▸ Given data

--- begin ---

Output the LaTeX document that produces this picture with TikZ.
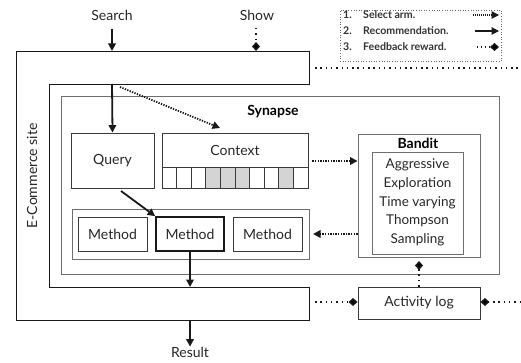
\documentclass[tikz,border=0pt]{standalone}
\usepackage{fontspec}
\setmainfont{Lato}
\usetikzlibrary{arrows.meta}
\definecolor{boxc}{HTML}{3A3A3A}
\definecolor{grayc}{HTML}{6E6E6E}
\definecolor{cellc}{HTML}{D4D4D4}
\begin{document}
\begin{tikzpicture}[x=1pt,y=-1pt,
  txt/.style={font=\fontsize{14}{16}\selectfont, text=black!85, inner sep=0pt},
  boldtxt/.style={font=\bfseries\fontsize{14}{16}\selectfont, inner sep=0pt},
  legtxt/.style={font=\bfseries\fontsize{10.6}{12}\selectfont, text=black!80, inner sep=0pt, anchor=west},
  boxd/.style={draw=boxc, line width=0.9pt},
  grayd/.style={draw=grayc, line width=0.9pt},
  recarrow/.style={line width=1.8pt, draw=black!90, -{Triangle[length=7.5pt,width=7.5pt]}},
  selarrow/.style={line width=1.8pt, draw=black!90, dash pattern=on 1.3pt off 1.3pt, -{Triangle[length=7.5pt,width=7.5pt]}},
  fbarrow/.style={line width=1.5pt, draw=black!90, dash pattern=on 1.5pt off 3.8pt, -{Diamond[length=9pt,width=8pt,fill=black]}},
  fbline/.style={line width=1.5pt, draw=black!90, dash pattern=on 1.5pt off 3.8pt},
]
\useasboundingbox (0,0) rectangle (521,363);

% E-Commerce outline
\draw[line width=0.9pt, draw=black!90] (16,51) -- (309,51) -- (309,84) -- (49,84) -- (49,287) -- (309,287) -- (309,320) -- (16,320) -- cycle;
\node[txt, rotate=90] (ecom) at (32,176) {E-Commerce site};
\coordinate (ecomtop) at (112,51);
\coordinate (ecomshow) at (256,51);
\coordinate (steptop) at (112,84);
\coordinate (stepdot) at (120,87);
\coordinate (stepbot) at (190,287);
\coordinate (ecombot) at (190,320);
\coordinate (ecomright) at (315,68);
\coordinate (rightedge) at (521,68);
\coordinate (ecomlog) at (315,302);
\coordinate (rightlog) at (521,302);

% Top labels
\node[txt] (search) at (112,15) {Search};
\node[txt] (show) at (257,15) {Show};
\draw[recarrow] (112,29) -- (ecomtop);
\draw[fbarrow] (256,28) -- (ecomshow);

% Legend
\node[draw=black!60, dotted, line width=0.6pt, minimum width=161pt, minimum height=51pt, inner sep=0pt] (legend) at (420.5,35.5) {};
\node[legtxt] (l1n) at (343,15) {1.};
\node[legtxt] (l1) at (363,15) {Select arm.};
\node[legtxt] (l2n) at (343,31) {2.};
\node[legtxt] (l2) at (363,31) {Recommendation.};
\node[legtxt] (l3n) at (343,47) {3.};
\node[legtxt] (l3) at (363,47) {Feedback reward.};
\coordinate (a1s) at (473,15); \coordinate (a1e) at (499,15);
\coordinate (a2s) at (475,31); \coordinate (a2e) at (499,31);
\coordinate (a3s) at (477,47); \coordinate (a3e) at (499,47);
\draw[selarrow, line width=1.1pt, dash pattern=on 1pt off 1pt] (a1s) -- (a1e);
\draw[recarrow, line width=1.2pt] (a2s) -- (a2e);
\draw[fbarrow, line width=1.1pt, dash pattern=on 1pt off 3pt] (a3s) -- (a3e);

\draw[fbline] (ecomright) -- (rightedge);

% Synapse
\node[grayd, minimum width=438pt, minimum height=178pt, inner sep=0pt] (syn) at (280,185) {};
\node[boldtxt] (synlabel) at (273,112) {Synapse};

% Query
\node[boxd, txt, minimum width=83pt, minimum height=55pt] (query) at (112.5,160.5) {Query};
\draw[recarrow] (steptop) -- (query.north);

% Context
\node[boxd, minimum width=146pt, minimum height=55pt, inner sep=0pt] (context) at (235,160.5) {};
\node[txt] (ctxlabel) at (235,150) {Context};
\foreach \i in {3,4,5,8} {
  \fill[cellc] ({162+14.6*\i},167) rectangle ({162+14.6*(\i+1)},188);
}
\foreach \i in {1,...,9} {
  \draw[boxc, line width=0.8pt] ({162+14.6*\i},167) -- ({162+14.6*\i},188);
}
\draw[boxc, line width=0.9pt] (162,167) -- (308,167);
\draw[boxd] (162,133) rectangle (308,188);
\coordinate (ctxtarget) at (220,128);
\draw[selarrow] (stepdot) -- (ctxtarget);

% Bandit
\node[grayd, minimum width=122pt, minimum height=123pt, inner sep=0pt] (bandit) at (419,195.5) {};
\node[boldtxt] (banditlabel) at (418,143) {Bandit};
\node[grayd, minimum width=91pt, minimum height=102pt, inner sep=0pt] (banditin) at (417.5,203) {};
\node[txt, align=center, font=\fontsize{13.5}{18.7}\selectfont] (algos) at (417.5,202.5) {Aggressive\\Exploration\\Time varying\\Thompson\\Sampling};
\draw[selarrow] (context.east |- 0,161) ++(4,0) coordinate (cb1) -- (bandit.west |- 0,161);

% Methods
\node[grayd, minimum width=237pt, minimum height=50pt, inner sep=0pt] (methods) at (190.5,234) {};
\node[boxd, txt, minimum width=69pt, minimum height=34pt] (m1) at (112.5,234) {Method};
\node[txt, draw=black!90, line width=1.8pt, minimum width=68pt, minimum height=34pt] (m2) at (190,234) {Method};
\node[boxd, txt, minimum width=69pt, minimum height=34pt] (m3) at (267.5,234) {Method};
\coordinate (qout) at (121,191);
\draw[recarrow] (qout) -- (m2.north west);
\coordinate (mtarget) at (313,234);
\draw[selarrow] (bandit.west |- 0,234) -- (mtarget);
\draw[recarrow] (m2.south) -- (stepbot);

% Result
\node[txt] (result) at (190,352) {Result};
\draw[recarrow] (ecombot) -- (result.north);

% Activity log
\node[boxd, txt, minimum width=122pt, minimum height=32pt] (log) at (419,303) {Activity log};
\coordinate (logdiam) at (419,261);
\draw[fbarrow] (log.north) -- (logdiam);
\draw[fbarrow] (ecomlog) -- (log.west |- 0,302);
\draw[fbarrow] (rightlog) -- (log.east |- 0,302);
\end{tikzpicture}
\end{document}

--- end ---

Write out exactly the lines between the start of the data and the line with "(256,28) -- (ecomshow);", including both, but none of the pictures.

▸ Full answer
Output the LaTeX document that produces this picture with TikZ.
\documentclass[tikz,border=0pt]{standalone}
\usepackage{fontspec}
\setmainfont{Lato}
\usetikzlibrary{arrows.meta}
\definecolor{boxc}{HTML}{3A3A3A}
\definecolor{grayc}{HTML}{6E6E6E}
\definecolor{cellc}{HTML}{D4D4D4}
\begin{document}
\begin{tikzpicture}[x=1pt,y=-1pt,
  txt/.style={font=\fontsize{14}{16}\selectfont, text=black!85, inner sep=0pt},
  boldtxt/.style={font=\bfseries\fontsize{14}{16}\selectfont, inner sep=0pt},
  legtxt/.style={font=\bfseries\fontsize{10.6}{12}\selectfont, text=black!80, inner sep=0pt, anchor=west},
  boxd/.style={draw=boxc, line width=0.9pt},
  grayd/.style={draw=grayc, line width=0.9pt},
  recarrow/.style={line width=1.8pt, draw=black!90, -{Triangle[length=7.5pt,width=7.5pt]}},
  selarrow/.style={line width=1.8pt, draw=black!90, dash pattern=on 1.3pt off 1.3pt, -{Triangle[length=7.5pt,width=7.5pt]}},
  fbarrow/.style={line width=1.5pt, draw=black!90, dash pattern=on 1.5pt off 3.8pt, -{Diamond[length=9pt,width=8pt,fill=black]}},
  fbline/.style={line width=1.5pt, draw=black!90, dash pattern=on 1.5pt off 3.8pt},
]
\useasboundingbox (0,0) rectangle (521,363);

% E-Commerce outline
\draw[line width=0.9pt, draw=black!90] (16,51) -- (309,51) -- (309,84) -- (49,84) -- (49,287) -- (309,287) -- (309,320) -- (16,320) -- cycle;
\node[txt, rotate=90] (ecom) at (32,176) {E-Commerce site};
\coordinate (ecomtop) at (112,51);
\coordinate (ecomshow) at (256,51);
\coordinate (steptop) at (112,84);
\coordinate (stepdot) at (120,87);
\coordinate (stepbot) at (190,287);
\coordinate (ecombot) at (190,320);
\coordinate (ecomright) at (315,68);
\coordinate (rightedge) at (521,68);
\coordinate (ecomlog) at (315,302);
\coordinate (rightlog) at (521,302);

% Top labels
\node[txt] (search) at (112,15) {Search};
\node[txt] (show) at (257,15) {Show};
\draw[recarrow] (112,29) -- (ecomtop);
\draw[fbarrow] (256,28) -- (ecomshow);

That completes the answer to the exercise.